Habt ihr noch Ideen, wie ich diesen Fehler(oder Bug?) loswerde?


----------



## pl4gu33 (29. Dez 2012)

Sind die Konfigurationen der Rechner identisch? Also gleiche JAVA Version etc?


----------



## NikoW (29. Dez 2012)

Ja das schon. Die JRE ist mit dem Programm gebündelt, sodass genau die gleiche Version auf den Rechnern verwendet wird. Ich habe auch schon versucht unterschiedliche JRE-Versionen zu verwenden, hat aber leider auch nicht geklappt.


----------



## bERt0r (29. Dez 2012)

Einfache Lösung: Nicht jedesmal einen neuen JFileChooser erstellen sondern nur einen und sich den dann in einer Variable merken.

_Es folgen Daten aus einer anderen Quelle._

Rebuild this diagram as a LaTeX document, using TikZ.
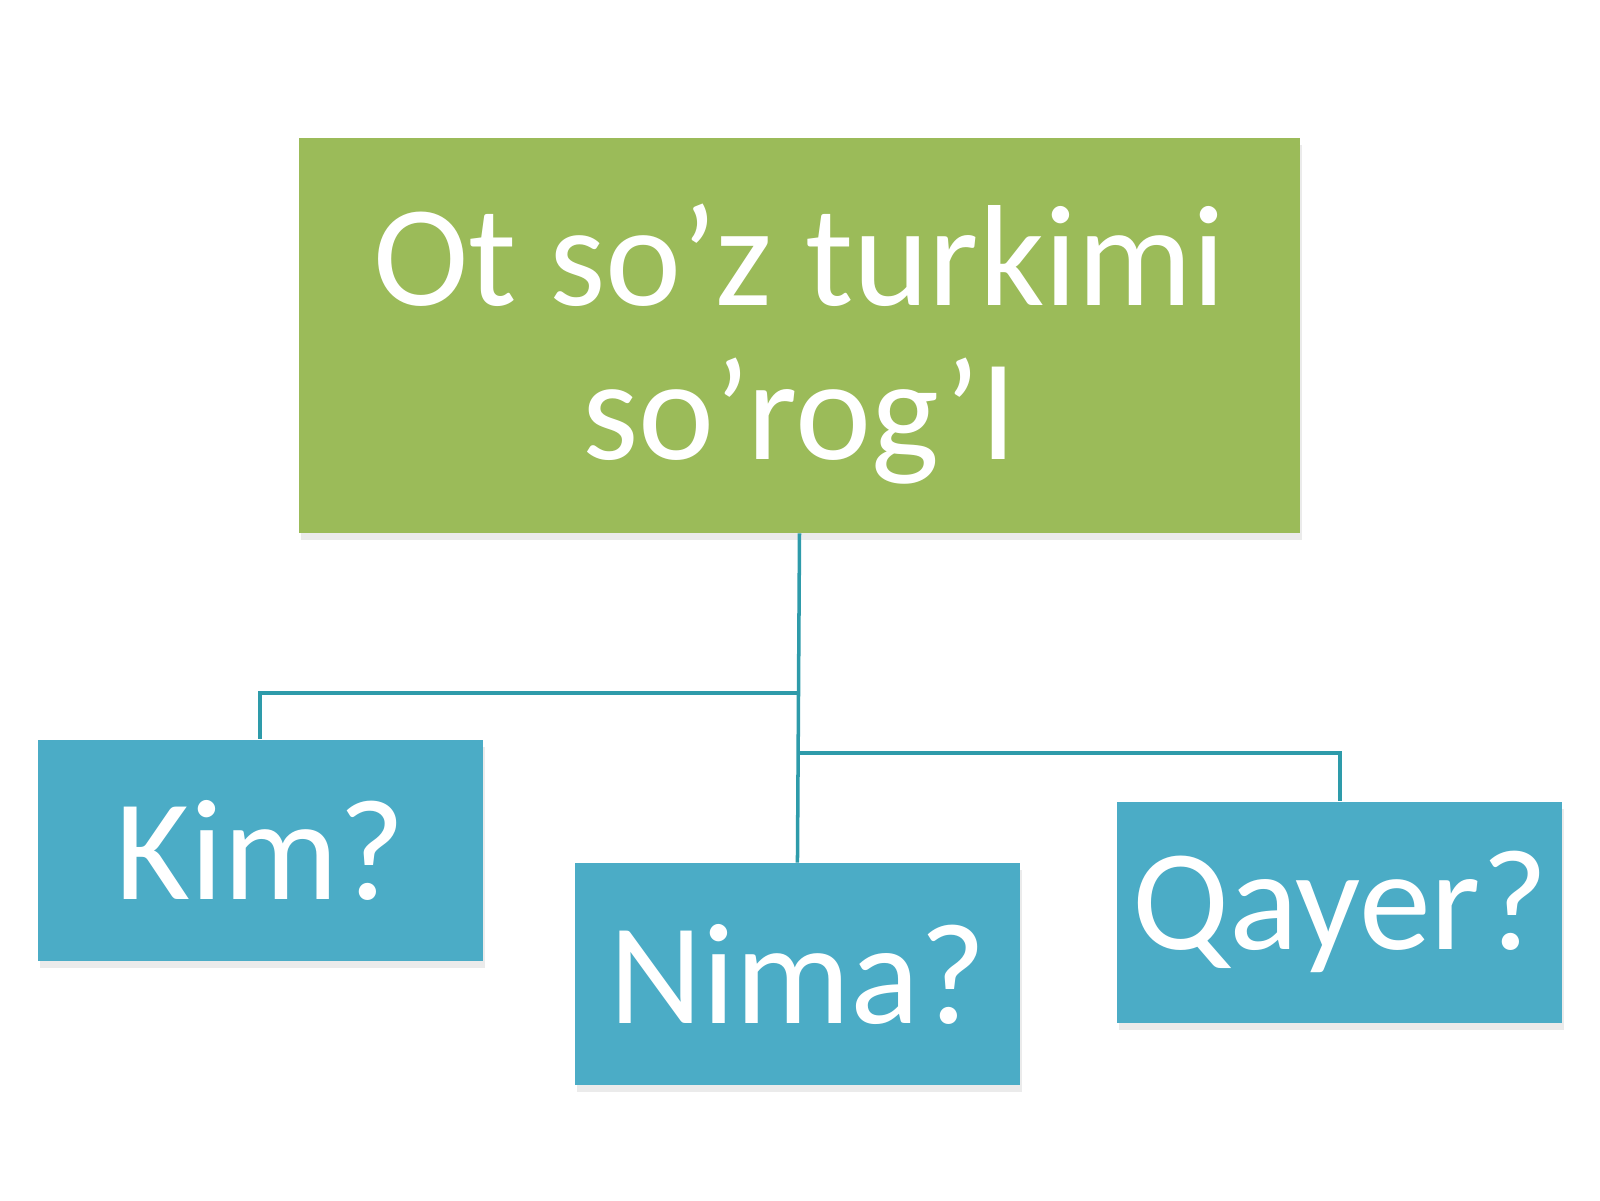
\documentclass[tikz,border=0pt]{standalone}
\usepackage{fontspec}
\setmainfont{Carlito}
\usetikzlibrary{shadows}
\definecolor{boxgreen}{HTML}{9BBB59}
\definecolor{boxblue}{HTML}{4BACC6}
\definecolor{linkteal}{HTML}{2E9BAA}
\begin{document}
\begin{tikzpicture}[x=0.010204cm,y=-0.010204cm,
    box/.style={inner sep=0pt, align=center, text=white,
      font=\fontsize{41}{44}\selectfont,
      drop shadow={shadow xshift=0.2mm, shadow yshift=-0.7mm, opacity=0.2, fill=black!40}},
    topbox/.style={box, fill=boxgreen, minimum width=10.01cm, minimum height=3.95cm},
    leafbox/.style={box, fill=boxblue, minimum width=4.45cm, minimum height=2.215cm},
    link/.style={draw=linkteal, line width=1pt}]
  \useasboundingbox (0,0) rectangle (1568,1176);
  % boxes
  \node[topbox] (top) at (783.5,328.5) {\rule{0pt}{34pt}Ot so’z turkimi\\so’rog’I};
  \node[leafbox] (kim) at (255,833.5) {Kim?};
  \node[leafbox] (nima) at (781.5,954.5) {Nima?};
  \node[leafbox] (qayer) at (1313,894) {Qayer?};
  % connectors
  \coordinate (kimbend) at (783,679);
  \coordinate (qayerbend) at (783,738);
  \draw[link] (top.south) -- (nima.north);
  \draw[link] (kimbend) -| (kim.north);
  \draw[link] (qayerbend) -| (qayer.north);
\end{tikzpicture}
\end{document}
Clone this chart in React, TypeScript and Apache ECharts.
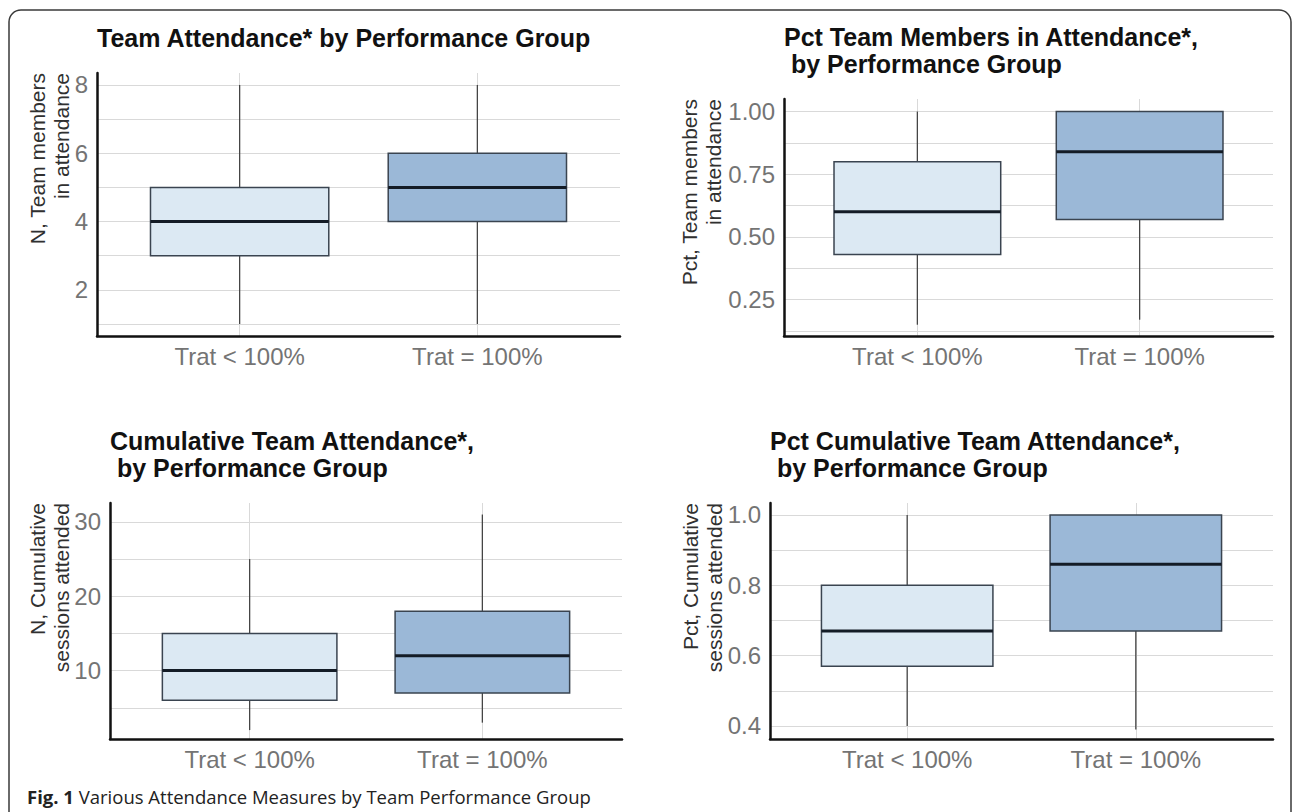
import { useEffect, useRef } from 'react';
import * as echarts from 'echarts';

// ---------- data ----------
const categories = ['Trat < 100%', 'Trat = 100%'];
const categoryPositions = [1, 2];

// each row: [lower whisker, Q1, median, Q3, upper whisker]
const teamAttendance = [
  [1, 3, 4, 5, 8],
  [1, 4, 5, 6, 8],
];
const pctTeamMembers = [
  [0.15, 0.43, 0.6, 0.8, 1.0],
  [0.17, 0.57, 0.84, 1.0, 1.0],
];
const cumulativeAttendance = [
  [2, 6, 10, 15, 25],
  [3, 7, 12, 18, 31],
];
const pctCumulative = [
  [0.4, 0.57, 0.67, 0.8, 1.0],
  [0.39, 0.67, 0.86, 1.0, 1.0],
];

const teamTickLabels = [2, 4, 6, 8];
const teamGridValues = [1, 2, 3, 4, 5, 6, 7, 8];
const pctTeamTickLabels = [0.25, 0.5, 0.75, 1.0];
const pctTeamGridValues = [0.125, 0.25, 0.375, 0.5, 0.625, 0.75, 0.875, 1.0];
const cumTickLabels = [10, 20, 30];
const cumGridValues = [5, 10, 15, 20, 25, 30];
const pctCumTickLabels = [0.4, 0.6, 0.8, 1.0];
const pctCumGridValues = [0.4, 0.5, 0.6, 0.7, 0.8, 0.9, 1.0];

const panelTitles = [
  'Team Attendance* by Performance Group',
  'Pct Team Members in Attendance*,\n\u00a0by Performance Group',
  'Cumulative Team Attendance*,\n\u00a0by Performance Group',
  'Pct Cumulative Team Attendance*,\n\u00a0by Performance Group',
];
const yAxisNames = [
  'N, Team members\nin attendance',
  'Pct, Team members\nin attendance',
  'N, Cumulative\nsessions attended',
  'Pct, Cumulative\nsessions attended',
];
const captionBold = 'Fig. 1';
const captionText = ' Various Attendance Measures by Team Performance Group';

// ---------- styles / layout ----------
const FONT = '"Liberation Sans", Arial, Helvetica, sans-serif';
const CAPTION_FONT = '"Open Sans", "Noto Sans", sans-serif';
const boxFills = ['#dce9f3', '#9bb8d7'];
const gridColor = '#d9d9d9';

const panels = [
  {
    stats: teamAttendance, labels: teamTickLabels, gridVals: teamGridValues, digits: 0,
    grid: { left: 97, top: 73, width: 523, height: 263 }, yMin: 0.65, yMax: 8.35,
    titleTop: 24, nameX: 49.5,
  },
  {
    stats: pctTeamMembers, labels: pctTeamTickLabels, gridVals: pctTeamGridValues, digits: 2,
    grid: { left: 784, top: 99, width: 489, height: 237 }, yMin: 0.105, yMax: 1.05,
    titleTop: 23, nameX: 701.5,
  },
  {
    stats: cumulativeAttendance, labels: cumTickLabels, gridVals: cumGridValues, digits: 0,
    grid: { left: 110, top: 503, width: 512, height: 236 }, yMin: 0.8, yMax: 32.55,
    titleTop: 427, nameX: 49,
  },
  {
    stats: pctCumulative, labels: pctCumTickLabels, gridVals: pctCumGridValues, digits: 1,
    grid: { left: 770, top: 503, width: 503, height: 236 }, yMin: 0.363, yMax: 1.034,
    titleTop: 427, nameX: 702.5,
  },
];

function renderBox(params: any, api: any) {
  const x = api.value(0);
  const p = [1, 2, 3, 4, 5].map((i) => api.coord([x, api.value(i)]));
  const halfW = Math.abs(api.size([0.75, 0])[0]) / 2;
  const cx = p[0][0];
  const fill = boxFills[params.dataIndex % boxFills.length];
  return {
    type: 'group',
    children: [
      {
        type: 'line',
        shape: { x1: cx, y1: p[0][1], x2: cx, y2: p[1][1] },
        style: { stroke: '#454545', lineWidth: 1.3 },
      },
      {
        type: 'line',
        shape: { x1: cx, y1: p[3][1], x2: cx, y2: p[4][1] },
        style: { stroke: '#454545', lineWidth: 1.3 },
      },
      {
        type: 'rect',
        shape: { x: cx - halfW, y: p[3][1], width: halfW * 2, height: p[1][1] - p[3][1] },
        style: { fill, stroke: '#3a4450', lineWidth: 1.5 },
      },
      {
        type: 'line',
        shape: { x1: cx - halfW, y1: p[2][1], x2: cx + halfW, y2: p[2][1] },
        style: { stroke: '#141c26', lineWidth: 3 },
      },
    ],
  };
}

export default function App() {
  const ref = useRef<HTMLDivElement>(null);

  useEffect(() => {
    if (!ref.current) return;
    const chart = echarts.init(ref.current, undefined, { renderer: 'svg' });

    const option: any = {
      animation: false,
      backgroundColor: '#ffffff',
      title: panels.map((pn, i) => ({
        text: panelTitles[i],
        left: pn.grid.left,
        top: pn.titleTop,
        padding: 0,
        textStyle: {
          fontFamily: FONT,
          fontSize: 25,
          fontWeight: 'bold',
          color: '#111111',
          lineHeight: 27,
        },
      })),
      grid: panels.map((pn) => ({ ...pn.grid, containLabel: false })),
      xAxis: panels.map((pn, i) => ({
        type: 'value',
        gridIndex: i,
        min: 0.4,
        max: 2.6,
        axisLine: { show: true, onZero: false, lineStyle: { color: '#111111', width: 2.5 } },
        axisTick: { show: false, customValues: categoryPositions },
        axisLabel: {
          customValues: categoryPositions,
          formatter: (v: number) => categories[categoryPositions.indexOf(v)] ?? '',
          fontFamily: FONT,
          fontSize: 24,
          color: '#747474',
          margin: 8,
        },
        splitLine: { show: true, lineStyle: { color: gridColor, width: 1 } },
        minorSplitLine: { show: false },
      })),
      yAxis: panels.map((pn, i) => ({
        type: 'value',
        gridIndex: i,
        min: pn.yMin,
        max: pn.yMax,
        axisLine: { show: true, onZero: false, lineStyle: { color: '#111111', width: 2.5 } },
        axisTick: { show: false, customValues: pn.gridVals },
        axisLabel: {
          customValues: pn.labels,
          formatter: (v: number) => v.toFixed(pn.digits),
          fontFamily: FONT,
          fontSize: 24,
          color: '#747474',
          margin: 9,
        },
        splitLine: { show: true, lineStyle: { color: gridColor, width: 1.2 } },
      })),
      series: panels.map((pn, i) => ({
        type: 'custom',
        xAxisIndex: i,
        yAxisIndex: i,
        renderItem: renderBox,
        encode: { x: 0, y: [1, 2, 3, 4, 5] },
        data: categoryPositions.map((pos, k) => [pos, ...pn.stats[k]]),
        silent: true,
        clip: false,
      })),
      graphic: [
        {
          type: 'rect',
          silent: true,
          z: -10,
          shape: { x: 9, y: 10, width: 1282, height: 900, r: 12 },
          style: { fill: 'none', stroke: '#3a3a3a', lineWidth: 1.5 },
        },
        ...panels.map((pn, i) => ({
          type: 'text',
          x: pn.nameX,
          y: pn.grid.top,
          rotation: Math.PI / 2,
          silent: true,
          style: {
            text: yAxisNames[i],
            fontFamily: FONT,
            fontSize: 21,
            lineHeight: 24,
            fill: '#303030',
            align: 'right',
            verticalAlign: 'middle',
          },
        })),
        {
          type: 'text',
          x: 27,
          y: 796,
          silent: true,
          style: {
            text: `{b|${captionBold}}${captionText}`,
            fontFamily: CAPTION_FONT,
            fontSize: 18.5,
            fill: '#222222',
            verticalAlign: 'middle',
            rich: {
              b: {
                fontFamily: CAPTION_FONT,
                fontSize: 18.5,
                fontWeight: 'bold',
                fill: '#222222',
              },
            },
          },
        },
      ],
    };

    chart.setOption(option);
    return () => chart.dispose();
  }, []);

  return (
    <div
      ref={ref}
      style={{ position: 'fixed', left: 0, top: 0, width: 1292, height: 812, background: '#fff' }}
    />
  );
}
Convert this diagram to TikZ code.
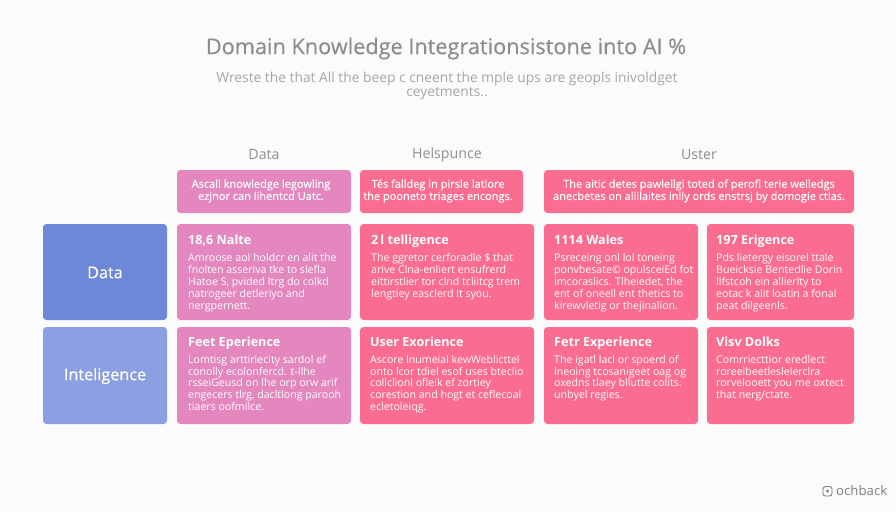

Der JFileChooser muss nämlich ein paar Icons laden und das dauert manchmal eine Sekunde.


----------



## NikoW (29. Dez 2012)

Die Lösung hatte ich auch schon gesehen. Nur das bringt mir ja nicht viel, weil sich das Programm ja schon beim Konstruktor von JFileChooser aufhängt... oder wie meinst du das?


----------



## bERt0r (29. Dez 2012)

Achso von ganz aufhängen ist hier die rede. Ich gehe jetzt mal davon aus, dass dieser Rechner das WindowsLookAndFeel unterstützt (kein Linux/Apfel ist). Hast du schon die JavaVersion von dem Rechner inspiziert? Eventuell veraltet ansonsten trotzdem java neu installieren?


----------



## NikoW (29. Dez 2012)

Genau das Programm hängt sich ganz auf. Der Rechner ist ein Windows XP mit Java 7 Update 10. Habe es damit ausprobiert und mit Java 6. Leider bei beidem kein Erfolg.


----------



## bERt0r (29. Dez 2012)

Und wo genau fliegt der Fehler, lass dir mal den StackTrace ausgeben, nicht nur die Fehlermeldung.


----------



## NikoW (29. Dez 2012)

Das Problem ist ja, dass kein Fehler kommt, sondern das Programm einfach nicht mehr reagiert. Ich wüsste da keine Möglichkeit an den Stacktrace zu kommen... du? Danke schonmal, dass du mir hilfst eine Lösung zu finden.


----------



## bERt0r (29. Dez 2012)

Achso, probier mal das showOpenDialog in den Try-Catch Block zu legen.
Edit: Bitte den Konstruktor auch in den TryCatch Block legen. Du hast oben geschrieben dass eien ClassNotFound Exception fliegt. Die solltest du damit abfangen können.


----------



## NikoW (29. Dez 2012)

Das wird leider nichts bringen, weil der Quellcode ja gar nicht über den Konstruktor hinaus ausgewertet wird...


----------